Ulrich Weinzierl hat nun ein gut recherchiertes Buch geschrieben, daß sich
auch dieser "Schattenseite" des bedeutenden bürgerlichen Schriftstellers
widmet. Nicht um "pikante Enthüllungen " zu präsentieren, sondern um die
Widersprüchlichkeit der Zweigschen Charakterstruktur zu zeigen.
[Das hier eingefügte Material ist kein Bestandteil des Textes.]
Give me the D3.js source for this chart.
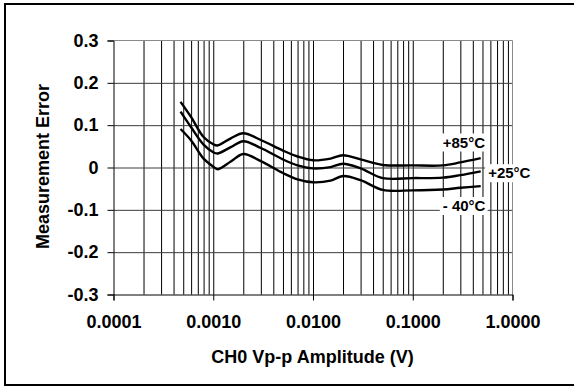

Zweig hat in seinem männlichen Narzissmus Frauen reihenweise "konsumiert".
Er war ein absoluter Kenner des Liebeslebens, ließ nichts anbrennen. Seine
erste Frau war für ihn sein "Oberhaserl" (Originalton), daneben hatte er ein
stattliche Anzahl von "Unterhaserln".

Wie in Kakanien weit verbreitet (man/frau denke etwa nur an den
Kaffeehausliteraten Peter Altenberg) , war auch ihm die Lust am ganz jungen
weiblichen Geschlecht nicht fremd. (Damals waren die Hälfte der
GunstgewerblerInnen Minderjährige!)

Anders als gelegentlich vermutet/behauptet, war Zweig -- im Gegensatz zu
Thomas Mann -- nicht (latent) homosexuell. Diese Annahme erfolgt nicht
zuletzt wegen Zweigs Novelle "Verwirrung der Gefühle", wo er mit großem
Einfühlungsvermögen das Thema Gleichgeschlechtlichkeit behandelt. "
Weinzierl zeigt dies in dem umfangreichen Kapitel "Verwirrung der Gefühle?"
(S.83ff ) und kommt zu der Einschätzung, daß es allerdings homoerotische
Komponenten gegeben hat, z. B. den "pädagogischen Eros" gegenübern
männlichen Verehrern und Schülern (S. 138 ff).

Aber Zweig war Exhibitionist: er entblößte sich in diversen Wiener Parks und
in Schönbrunn vor Mädchen und Frauen. Er zog einerseits daraus Lustgewinn-
auch bei der (glücklich überstandenen) Entdeckung seiner "Perversion",
anderseits litt er darunter schrecklich und schämte sich. Weinzierl deutet
Zweigs ständiges Bemühen sich an "großen, hehren, reinen" Charakteren zu
orientieren und selbst zu solch einer "Autorität" zu werden, als Versuch
sein "brennendes Geheimnis" zu konterkarieren.

Warum das alles? Um einen großen, antifaschistischen Schriftsteller zu
demontieren?? Mitnichten.

Das Buch schließt mit einer tiefen Würdigung des literarischen Schaffens und
politischen Wirkens von Stefan Zweig. Aber es wird eben nicht die
Komplexheit seiner Persönlichkeit unter den Teppich gekehrt. Solch
differenzierte Sichtweise ist gerade heute wichtig, wo es angesichts der
kombinierten Krisen des Kapitalismus weider verstärkt die Sehnsucht nach
"Eindeutigkeit", "klarer Identität" oder -- unverblümt -- "rettenden starken
Männern" gibt. Wie Freud entdeckte und Schnitzler formulierte, ist die
"Seele ein weites Land". Hoffnung kann es nur geben, wo aus Es Ich wird --
politisch gesagt: durch bewußte, kollektive, solidarische EIGENaktivität und
nicht durch Anlehnung an vorgebliche "Retter".